### Given request
Skipping all pictures, set down the lines of the listing from the first through the one with "from matplotlib.transforms import".

### Data extract
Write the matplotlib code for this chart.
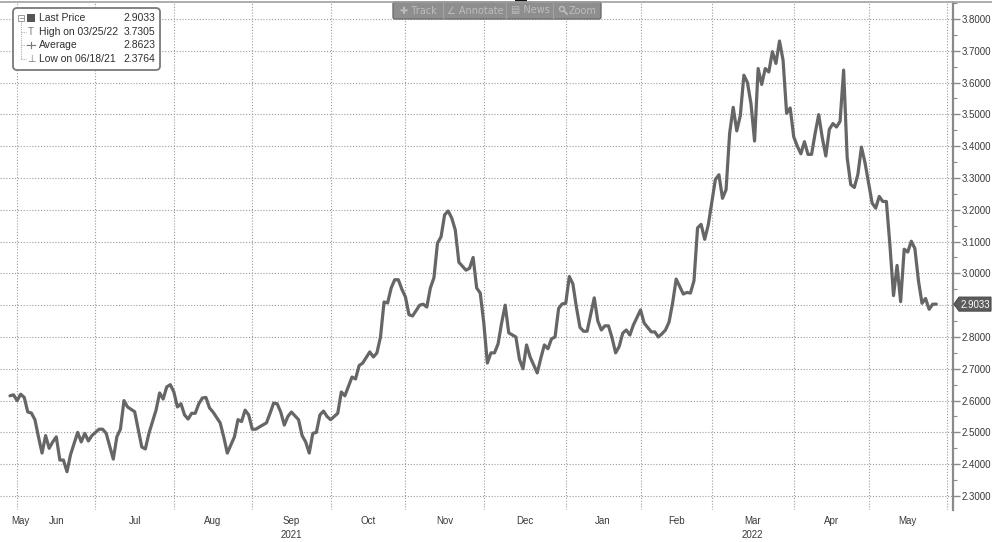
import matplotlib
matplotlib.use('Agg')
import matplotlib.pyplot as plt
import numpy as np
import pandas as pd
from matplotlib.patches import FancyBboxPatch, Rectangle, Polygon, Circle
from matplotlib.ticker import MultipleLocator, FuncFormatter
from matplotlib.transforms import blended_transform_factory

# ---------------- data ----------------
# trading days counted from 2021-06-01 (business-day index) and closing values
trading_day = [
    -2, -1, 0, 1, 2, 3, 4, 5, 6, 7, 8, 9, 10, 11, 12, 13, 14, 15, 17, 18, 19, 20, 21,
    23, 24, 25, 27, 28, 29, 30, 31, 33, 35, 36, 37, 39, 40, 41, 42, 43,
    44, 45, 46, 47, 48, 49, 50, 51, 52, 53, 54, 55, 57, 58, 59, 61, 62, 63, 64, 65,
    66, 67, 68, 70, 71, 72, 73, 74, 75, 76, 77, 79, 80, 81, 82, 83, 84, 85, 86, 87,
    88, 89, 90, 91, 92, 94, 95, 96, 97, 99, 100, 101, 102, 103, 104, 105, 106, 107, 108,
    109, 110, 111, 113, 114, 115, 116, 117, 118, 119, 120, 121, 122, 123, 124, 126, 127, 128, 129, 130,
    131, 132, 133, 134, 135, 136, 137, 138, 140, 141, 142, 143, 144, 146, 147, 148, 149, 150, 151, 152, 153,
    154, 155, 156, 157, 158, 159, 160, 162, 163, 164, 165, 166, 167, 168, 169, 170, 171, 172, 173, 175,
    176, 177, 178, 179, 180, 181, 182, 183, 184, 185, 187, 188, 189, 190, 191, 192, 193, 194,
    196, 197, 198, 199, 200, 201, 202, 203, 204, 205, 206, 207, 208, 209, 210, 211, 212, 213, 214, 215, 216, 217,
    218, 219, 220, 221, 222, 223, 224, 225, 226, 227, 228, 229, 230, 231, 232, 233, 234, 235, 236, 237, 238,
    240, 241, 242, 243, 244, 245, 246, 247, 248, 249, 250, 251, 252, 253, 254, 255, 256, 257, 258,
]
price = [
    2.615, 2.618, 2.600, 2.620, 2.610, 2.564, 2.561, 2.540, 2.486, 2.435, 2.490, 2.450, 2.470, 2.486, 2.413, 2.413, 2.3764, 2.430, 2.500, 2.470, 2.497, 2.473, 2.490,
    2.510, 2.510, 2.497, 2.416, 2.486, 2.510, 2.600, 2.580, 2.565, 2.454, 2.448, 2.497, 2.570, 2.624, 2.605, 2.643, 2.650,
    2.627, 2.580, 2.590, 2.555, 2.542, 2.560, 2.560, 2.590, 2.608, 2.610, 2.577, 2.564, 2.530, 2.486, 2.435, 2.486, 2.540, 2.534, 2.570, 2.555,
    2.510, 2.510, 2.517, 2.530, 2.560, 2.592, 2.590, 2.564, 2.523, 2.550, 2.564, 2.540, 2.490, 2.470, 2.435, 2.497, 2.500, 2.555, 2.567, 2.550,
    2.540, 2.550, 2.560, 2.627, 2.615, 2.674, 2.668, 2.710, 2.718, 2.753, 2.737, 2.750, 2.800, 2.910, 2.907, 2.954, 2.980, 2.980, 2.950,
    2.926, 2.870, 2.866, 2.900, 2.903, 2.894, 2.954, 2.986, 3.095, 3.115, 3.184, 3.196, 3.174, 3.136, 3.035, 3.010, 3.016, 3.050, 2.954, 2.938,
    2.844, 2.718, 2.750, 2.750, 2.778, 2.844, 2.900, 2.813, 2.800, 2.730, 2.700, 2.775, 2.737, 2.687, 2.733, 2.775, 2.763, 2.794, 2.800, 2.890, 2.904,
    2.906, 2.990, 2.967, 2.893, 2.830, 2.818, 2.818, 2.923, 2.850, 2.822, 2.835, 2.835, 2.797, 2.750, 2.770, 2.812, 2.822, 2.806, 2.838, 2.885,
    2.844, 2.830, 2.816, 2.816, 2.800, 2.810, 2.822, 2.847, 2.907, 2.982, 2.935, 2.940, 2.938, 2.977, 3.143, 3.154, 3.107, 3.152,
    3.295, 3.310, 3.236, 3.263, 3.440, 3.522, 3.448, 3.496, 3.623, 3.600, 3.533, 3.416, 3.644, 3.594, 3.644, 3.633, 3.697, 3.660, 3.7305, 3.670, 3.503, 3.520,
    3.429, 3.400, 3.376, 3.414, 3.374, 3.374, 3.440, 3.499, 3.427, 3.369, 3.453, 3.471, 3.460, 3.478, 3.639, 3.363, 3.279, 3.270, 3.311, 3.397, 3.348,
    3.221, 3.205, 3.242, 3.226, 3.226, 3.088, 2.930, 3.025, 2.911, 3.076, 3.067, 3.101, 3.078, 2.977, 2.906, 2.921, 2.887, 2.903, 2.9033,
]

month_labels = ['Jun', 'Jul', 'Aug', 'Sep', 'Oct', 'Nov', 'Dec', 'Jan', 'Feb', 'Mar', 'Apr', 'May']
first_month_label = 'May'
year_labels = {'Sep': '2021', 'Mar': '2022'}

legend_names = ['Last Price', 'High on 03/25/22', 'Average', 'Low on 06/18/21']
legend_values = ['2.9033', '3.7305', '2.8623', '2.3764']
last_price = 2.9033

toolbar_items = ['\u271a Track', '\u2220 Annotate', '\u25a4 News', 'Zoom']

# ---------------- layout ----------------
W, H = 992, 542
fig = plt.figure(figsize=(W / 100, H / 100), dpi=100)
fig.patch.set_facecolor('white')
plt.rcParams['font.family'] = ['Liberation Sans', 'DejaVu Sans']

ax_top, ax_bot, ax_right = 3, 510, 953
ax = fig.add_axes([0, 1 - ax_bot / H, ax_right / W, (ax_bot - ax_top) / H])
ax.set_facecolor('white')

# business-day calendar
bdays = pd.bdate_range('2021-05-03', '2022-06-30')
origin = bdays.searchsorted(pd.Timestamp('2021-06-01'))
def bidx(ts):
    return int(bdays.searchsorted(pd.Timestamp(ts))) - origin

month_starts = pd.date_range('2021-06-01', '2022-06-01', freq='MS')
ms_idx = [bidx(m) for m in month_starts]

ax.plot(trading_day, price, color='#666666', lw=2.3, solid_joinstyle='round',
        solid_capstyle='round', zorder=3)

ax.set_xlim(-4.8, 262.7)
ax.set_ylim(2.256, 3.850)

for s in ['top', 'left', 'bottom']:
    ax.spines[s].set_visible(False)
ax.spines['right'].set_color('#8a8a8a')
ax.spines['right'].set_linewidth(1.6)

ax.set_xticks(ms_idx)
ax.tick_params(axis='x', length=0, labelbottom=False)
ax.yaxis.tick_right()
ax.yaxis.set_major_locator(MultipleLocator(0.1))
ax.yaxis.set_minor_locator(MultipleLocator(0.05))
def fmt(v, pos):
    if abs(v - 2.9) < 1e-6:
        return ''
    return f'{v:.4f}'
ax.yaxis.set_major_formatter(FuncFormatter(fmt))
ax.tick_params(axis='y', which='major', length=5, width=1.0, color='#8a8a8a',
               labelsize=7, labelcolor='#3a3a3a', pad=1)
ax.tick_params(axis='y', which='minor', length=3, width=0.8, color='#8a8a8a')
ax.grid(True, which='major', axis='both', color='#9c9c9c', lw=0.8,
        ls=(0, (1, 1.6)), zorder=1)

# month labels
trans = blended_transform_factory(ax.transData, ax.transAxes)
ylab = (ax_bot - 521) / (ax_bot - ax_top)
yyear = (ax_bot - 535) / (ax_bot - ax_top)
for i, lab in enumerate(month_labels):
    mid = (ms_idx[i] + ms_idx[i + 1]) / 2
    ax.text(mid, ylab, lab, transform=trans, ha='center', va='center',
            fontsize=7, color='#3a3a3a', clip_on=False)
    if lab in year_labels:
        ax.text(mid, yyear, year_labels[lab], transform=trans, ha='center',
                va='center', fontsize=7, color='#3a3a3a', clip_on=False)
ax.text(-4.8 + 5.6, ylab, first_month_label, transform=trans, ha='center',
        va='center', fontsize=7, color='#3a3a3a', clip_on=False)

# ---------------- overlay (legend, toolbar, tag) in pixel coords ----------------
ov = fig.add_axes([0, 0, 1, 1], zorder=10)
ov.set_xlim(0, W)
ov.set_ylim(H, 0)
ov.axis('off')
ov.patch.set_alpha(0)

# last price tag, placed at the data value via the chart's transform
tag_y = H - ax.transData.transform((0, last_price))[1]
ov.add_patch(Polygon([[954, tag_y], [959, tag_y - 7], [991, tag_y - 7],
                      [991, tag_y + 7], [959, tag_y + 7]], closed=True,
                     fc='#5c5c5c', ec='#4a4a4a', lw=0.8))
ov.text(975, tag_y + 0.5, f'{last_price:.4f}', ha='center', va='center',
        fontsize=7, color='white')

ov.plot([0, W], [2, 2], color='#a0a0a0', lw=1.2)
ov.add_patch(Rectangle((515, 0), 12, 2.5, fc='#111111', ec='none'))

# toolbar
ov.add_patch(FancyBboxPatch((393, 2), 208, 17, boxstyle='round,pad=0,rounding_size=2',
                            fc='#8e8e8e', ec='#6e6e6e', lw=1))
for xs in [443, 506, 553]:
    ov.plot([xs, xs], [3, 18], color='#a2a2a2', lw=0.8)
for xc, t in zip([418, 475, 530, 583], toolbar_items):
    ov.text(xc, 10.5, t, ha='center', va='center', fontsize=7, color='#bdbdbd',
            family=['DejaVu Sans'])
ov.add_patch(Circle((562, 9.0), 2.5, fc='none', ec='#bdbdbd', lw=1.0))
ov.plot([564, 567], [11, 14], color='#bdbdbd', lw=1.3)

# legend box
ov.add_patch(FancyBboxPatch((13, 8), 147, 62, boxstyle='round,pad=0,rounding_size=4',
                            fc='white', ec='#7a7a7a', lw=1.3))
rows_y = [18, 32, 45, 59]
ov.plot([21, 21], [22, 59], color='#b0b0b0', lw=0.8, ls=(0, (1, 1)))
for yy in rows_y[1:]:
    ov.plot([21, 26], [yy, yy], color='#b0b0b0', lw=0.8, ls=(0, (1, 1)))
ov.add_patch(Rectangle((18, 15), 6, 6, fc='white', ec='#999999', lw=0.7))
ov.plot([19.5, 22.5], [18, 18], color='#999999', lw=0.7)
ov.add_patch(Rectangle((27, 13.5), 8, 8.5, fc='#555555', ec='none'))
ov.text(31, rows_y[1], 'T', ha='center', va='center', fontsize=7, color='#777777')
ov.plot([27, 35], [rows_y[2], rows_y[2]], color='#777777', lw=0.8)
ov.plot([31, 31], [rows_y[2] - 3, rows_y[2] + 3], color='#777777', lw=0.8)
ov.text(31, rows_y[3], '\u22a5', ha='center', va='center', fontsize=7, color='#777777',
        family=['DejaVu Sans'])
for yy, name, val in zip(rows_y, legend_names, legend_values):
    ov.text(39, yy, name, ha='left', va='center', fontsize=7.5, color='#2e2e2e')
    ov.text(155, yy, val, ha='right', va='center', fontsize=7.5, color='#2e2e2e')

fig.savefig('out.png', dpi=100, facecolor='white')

### Solution
Write the matplotlib code for this chart.
import matplotlib
matplotlib.use('Agg')
import matplotlib.pyplot as plt
import numpy as np
import pandas as pd
from matplotlib.patches import FancyBboxPatch, Rectangle, Polygon, Circle
from matplotlib.ticker import MultipleLocator, FuncFormatter
from matplotlib.transforms import blended_transform_factory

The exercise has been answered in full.